Dr. Martin Luther King, Jr. once said “The ultimate tragedy is not the oppression and cruelty by the bad people but the silence of that by the good people.” This deafening silence amid summary executions, genocides and, extra-judiciary killings is reprehensible. Malcolm X eloquently implored his fellow blacks who spurned to join the civil rights movements to have a do it yourself attitude, a do it now attitude, and it is already too late attitude. Divinely measured success often conflicts with the literal translation of victory by human intellects. On different occasions, victory bypasses real winners while docking at the ports of the vanquished. If ONLF has not yet achieved the ultimate prize during the last 20 years of the struggle, ask a geologist how short 20 years really is.

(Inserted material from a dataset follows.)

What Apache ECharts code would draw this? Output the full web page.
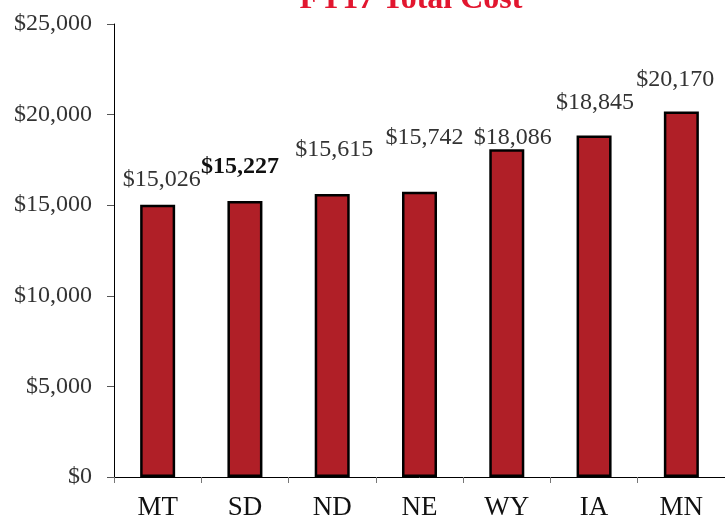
<!DOCTYPE html>
<html>
<head>
<meta charset="utf-8">
<script src="https://cdn.jsdelivr.net/npm/echarts@6/dist/echarts.min.js"></script>
<style>
  html, body { margin: 0; padding: 0; background: #fff; }
  #chart { width: 725px; height: 521px; }
</style>
</head>
<body>
<div id="chart"></div>
<script>
const states = ['MT', 'SD', 'ND', 'NE', 'WY', 'IA', 'MN'];
const totalCost = [15026, 15227, 15615, 15742, 18086, 18845, 20170];
const highlightState = 'SD';

// label nudges so the labels sit where the original places them
const labelNudge = [[4, -3], [-5, -12], [2, -22], [5, -32], [6, 10], [1, -11], [-6, -10]];

const chart = echarts.init(document.getElementById('chart'));
const serif = 'Liberation Serif';

const barData = totalCost.map((v, i) => ({
  value: v,
  label: {
    offset: labelNudge[i],
    fontWeight: states[i] === highlightState ? 'bold' : 'normal',
    color: states[i] === highlightState ? '#111' : '#333',
  },
}));

chart.setOption({
  animation: false,
  title: {
    text: 'FY17 Total Cost',
    left: 406,
    top: -21,
    textAlign: 'center',
    textStyle: { color: '#E2162F', fontFamily: serif, fontWeight: 'bold', fontSize: 32 },
  },
  grid: { left: 114, right: -5, top: 24, bottom: 44, containLabel: false },
  xAxis: {
    type: 'category',
    data: states,
    axisLine: { lineStyle: { color: '#000', width: 1 } },
    axisTick: { show: true, length: 6, lineStyle: { color: '#777' } },
    axisLabel: { color: '#111', fontFamily: serif, fontSize: 27, margin: 17 },
  },
  yAxis: {
    type: 'value',
    min: 0,
    max: 25000,
    interval: 5000,
    axisLine: { show: true, lineStyle: { color: '#000', width: 1 } },
    axisTick: { show: true, length: 7, lineStyle: { color: '#555' } },
    splitLine: { show: false },
    axisLabel: {
      color: '#333',
      fontFamily: serif,
      fontSize: 24,
      margin: 22,
      formatter: v => '$' + v.toLocaleString('en-US'),
    },
  },
  series: [
    {
      type: 'bar',
      data: barData,
      barWidth: 35,
      itemStyle: { color: '#B01F27', borderColor: '#000', borderWidth: 2.5 },
      label: {
        show: true,
        position: 'top',
        distance: 10,
        fontFamily: serif,
        fontSize: 24,
        formatter: p => '$' + p.value.toLocaleString('en-US'),
      },
    },
  ],
});
</script>
</body>
</html>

Finally, I want to address what some called the share of deaths and destruction by ONLF under liberation banner. Did ONLF make mistakes? Of course they have. Will more occur in the future? Absolutely…. Navigating through fast paced combat zones that require constant, dynamic adjustment and configuration with facts on the ground always yields many errors. In these 21st century, asymmetric conflicts, even superpowers are prone to such misfortunes. No one is condoning those innocent civilians being caught in the crossfire, but the fact remains that not a single incident has ever been recorded by impartial, independent analysts, in which ONLF premeditatedly harmed its citizens. All that has been brought to light falls within “he said, she said”--i.e. mere speculation--by special interest groups with hidden agendas. Perpetuating those senseless accusations while the facts tell us otherwise, is deplorable and unmitigated blunder. Regardless of these indictments, history will finally exonerate the Front. Rather than sitting on the fence and reserving allegiance until the final outcome of the war and tolerating despicable and unimaginable scale of oppression, it is incumbent upon these clans to reverse course and come back to their senses.
Again, human beings are inherently impelled to resist oppression at any cost. I would argue that those who tolerate and keep silent under any circumstances call into serious question their status as members of the human race.